**RECORDS FOR THE TASK**:

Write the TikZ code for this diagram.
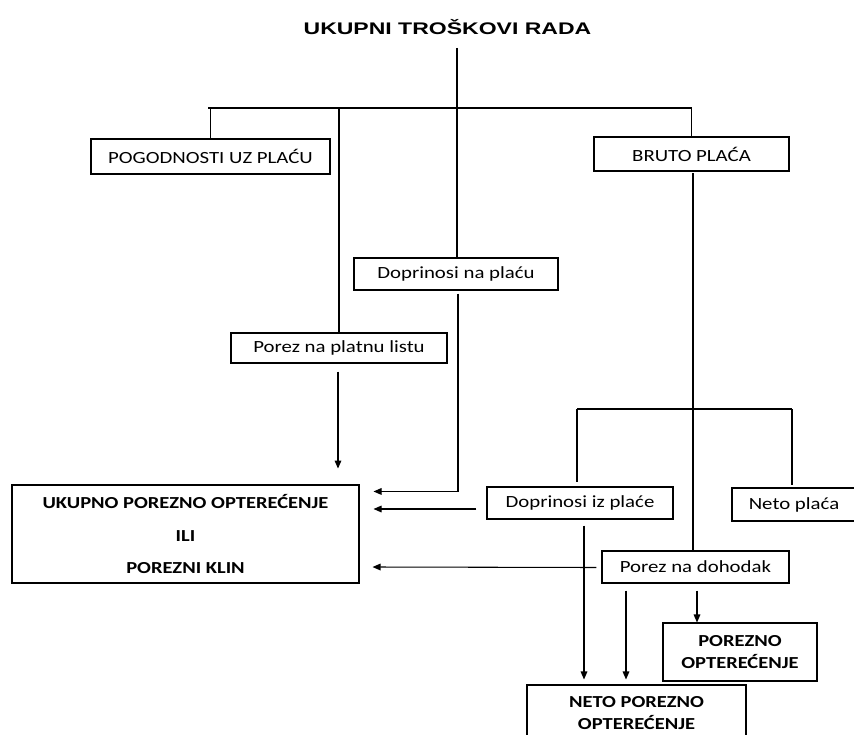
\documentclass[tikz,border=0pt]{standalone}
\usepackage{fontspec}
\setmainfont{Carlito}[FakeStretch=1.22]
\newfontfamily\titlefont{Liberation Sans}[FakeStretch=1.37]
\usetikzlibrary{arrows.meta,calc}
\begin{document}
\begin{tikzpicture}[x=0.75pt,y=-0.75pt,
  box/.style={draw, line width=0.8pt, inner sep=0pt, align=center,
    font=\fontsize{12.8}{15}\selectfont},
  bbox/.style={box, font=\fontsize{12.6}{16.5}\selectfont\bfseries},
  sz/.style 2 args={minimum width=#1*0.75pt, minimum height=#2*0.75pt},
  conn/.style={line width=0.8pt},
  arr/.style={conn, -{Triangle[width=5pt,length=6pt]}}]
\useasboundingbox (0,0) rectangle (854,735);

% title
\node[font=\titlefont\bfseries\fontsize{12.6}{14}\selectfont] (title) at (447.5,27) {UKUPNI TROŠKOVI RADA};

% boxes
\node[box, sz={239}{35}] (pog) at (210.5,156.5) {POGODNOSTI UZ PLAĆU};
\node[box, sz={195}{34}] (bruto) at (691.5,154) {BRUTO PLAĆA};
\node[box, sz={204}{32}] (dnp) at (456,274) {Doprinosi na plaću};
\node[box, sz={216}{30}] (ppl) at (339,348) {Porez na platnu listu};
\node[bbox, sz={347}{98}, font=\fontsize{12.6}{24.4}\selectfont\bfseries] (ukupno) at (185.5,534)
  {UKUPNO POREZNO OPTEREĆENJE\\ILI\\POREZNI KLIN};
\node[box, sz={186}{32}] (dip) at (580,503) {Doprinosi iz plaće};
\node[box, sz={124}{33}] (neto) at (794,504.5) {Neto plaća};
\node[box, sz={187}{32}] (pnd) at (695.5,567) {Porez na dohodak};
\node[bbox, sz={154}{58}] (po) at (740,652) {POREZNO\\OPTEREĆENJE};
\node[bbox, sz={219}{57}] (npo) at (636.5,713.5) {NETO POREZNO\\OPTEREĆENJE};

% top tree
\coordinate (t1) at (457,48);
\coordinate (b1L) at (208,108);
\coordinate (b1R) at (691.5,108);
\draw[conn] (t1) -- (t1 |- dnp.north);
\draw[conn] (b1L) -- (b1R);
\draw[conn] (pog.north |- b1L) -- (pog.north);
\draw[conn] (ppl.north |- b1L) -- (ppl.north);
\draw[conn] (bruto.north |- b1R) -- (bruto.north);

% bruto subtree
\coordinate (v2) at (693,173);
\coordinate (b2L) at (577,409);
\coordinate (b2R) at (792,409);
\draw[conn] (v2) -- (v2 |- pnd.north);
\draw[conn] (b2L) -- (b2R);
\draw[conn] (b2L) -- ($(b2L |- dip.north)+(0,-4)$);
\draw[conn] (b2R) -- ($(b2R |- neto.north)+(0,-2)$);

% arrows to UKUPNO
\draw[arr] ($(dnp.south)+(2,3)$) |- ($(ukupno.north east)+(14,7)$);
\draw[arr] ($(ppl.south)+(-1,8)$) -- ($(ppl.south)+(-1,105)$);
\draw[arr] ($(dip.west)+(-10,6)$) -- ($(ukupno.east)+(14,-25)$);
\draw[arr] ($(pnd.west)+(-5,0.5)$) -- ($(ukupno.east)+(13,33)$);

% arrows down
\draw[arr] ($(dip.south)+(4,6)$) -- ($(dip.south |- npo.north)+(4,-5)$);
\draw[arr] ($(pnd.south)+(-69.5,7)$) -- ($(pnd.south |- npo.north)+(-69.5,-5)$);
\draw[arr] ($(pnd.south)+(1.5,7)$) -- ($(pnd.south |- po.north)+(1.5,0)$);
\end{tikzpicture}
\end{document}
--
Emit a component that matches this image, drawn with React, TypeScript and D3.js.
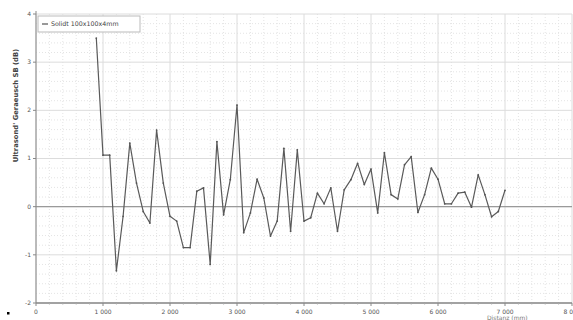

**INSTRUCTIONS TO FOLLOW**: Without any pictures, set down the lines from the one holding "Write the TikZ code for this diagram." through the one holding "($(b2R |- neto.north)+(0,-2)$);".

**RESULT**:
Write the TikZ code for this diagram.
\documentclass[tikz,border=0pt]{standalone}
\usepackage{fontspec}
\setmainfont{Carlito}[FakeStretch=1.22]
\newfontfamily\titlefont{Liberation Sans}[FakeStretch=1.37]
\usetikzlibrary{arrows.meta,calc}
\begin{document}
\begin{tikzpicture}[x=0.75pt,y=-0.75pt,
  box/.style={draw, line width=0.8pt, inner sep=0pt, align=center,
    font=\fontsize{12.8}{15}\selectfont},
  bbox/.style={box, font=\fontsize{12.6}{16.5}\selectfont\bfseries},
  sz/.style 2 args={minimum width=#1*0.75pt, minimum height=#2*0.75pt},
  conn/.style={line width=0.8pt},
  arr/.style={conn, -{Triangle[width=5pt,length=6pt]}}]
\useasboundingbox (0,0) rectangle (854,735);

% title
\node[font=\titlefont\bfseries\fontsize{12.6}{14}\selectfont] (title) at (447.5,27) {UKUPNI TROŠKOVI RADA};

% boxes
\node[box, sz={239}{35}] (pog) at (210.5,156.5) {POGODNOSTI UZ PLAĆU};
\node[box, sz={195}{34}] (bruto) at (691.5,154) {BRUTO PLAĆA};
\node[box, sz={204}{32}] (dnp) at (456,274) {Doprinosi na plaću};
\node[box, sz={216}{30}] (ppl) at (339,348) {Porez na platnu listu};
\node[bbox, sz={347}{98}, font=\fontsize{12.6}{24.4}\selectfont\bfseries] (ukupno) at (185.5,534)
  {UKUPNO POREZNO OPTEREĆENJE\\ILI\\POREZNI KLIN};
\node[box, sz={186}{32}] (dip) at (580,503) {Doprinosi iz plaće};
\node[box, sz={124}{33}] (neto) at (794,504.5) {Neto plaća};
\node[box, sz={187}{32}] (pnd) at (695.5,567) {Porez na dohodak};
\node[bbox, sz={154}{58}] (po) at (740,652) {POREZNO\\OPTEREĆENJE};
\node[bbox, sz={219}{57}] (npo) at (636.5,713.5) {NETO POREZNO\\OPTEREĆENJE};

% top tree
\coordinate (t1) at (457,48);
\coordinate (b1L) at (208,108);
\coordinate (b1R) at (691.5,108);
\draw[conn] (t1) -- (t1 |- dnp.north);
\draw[conn] (b1L) -- (b1R);
\draw[conn] (pog.north |- b1L) -- (pog.north);
\draw[conn] (ppl.north |- b1L) -- (ppl.north);
\draw[conn] (bruto.north |- b1R) -- (bruto.north);

% bruto subtree
\coordinate (v2) at (693,173);
\coordinate (b2L) at (577,409);
\coordinate (b2R) at (792,409);
\draw[conn] (v2) -- (v2 |- pnd.north);
\draw[conn] (b2L) -- (b2R);
\draw[conn] (b2L) -- ($(b2L |- dip.north)+(0,-4)$);
\draw[conn] (b2R) -- ($(b2R |- neto.north)+(0,-2)$);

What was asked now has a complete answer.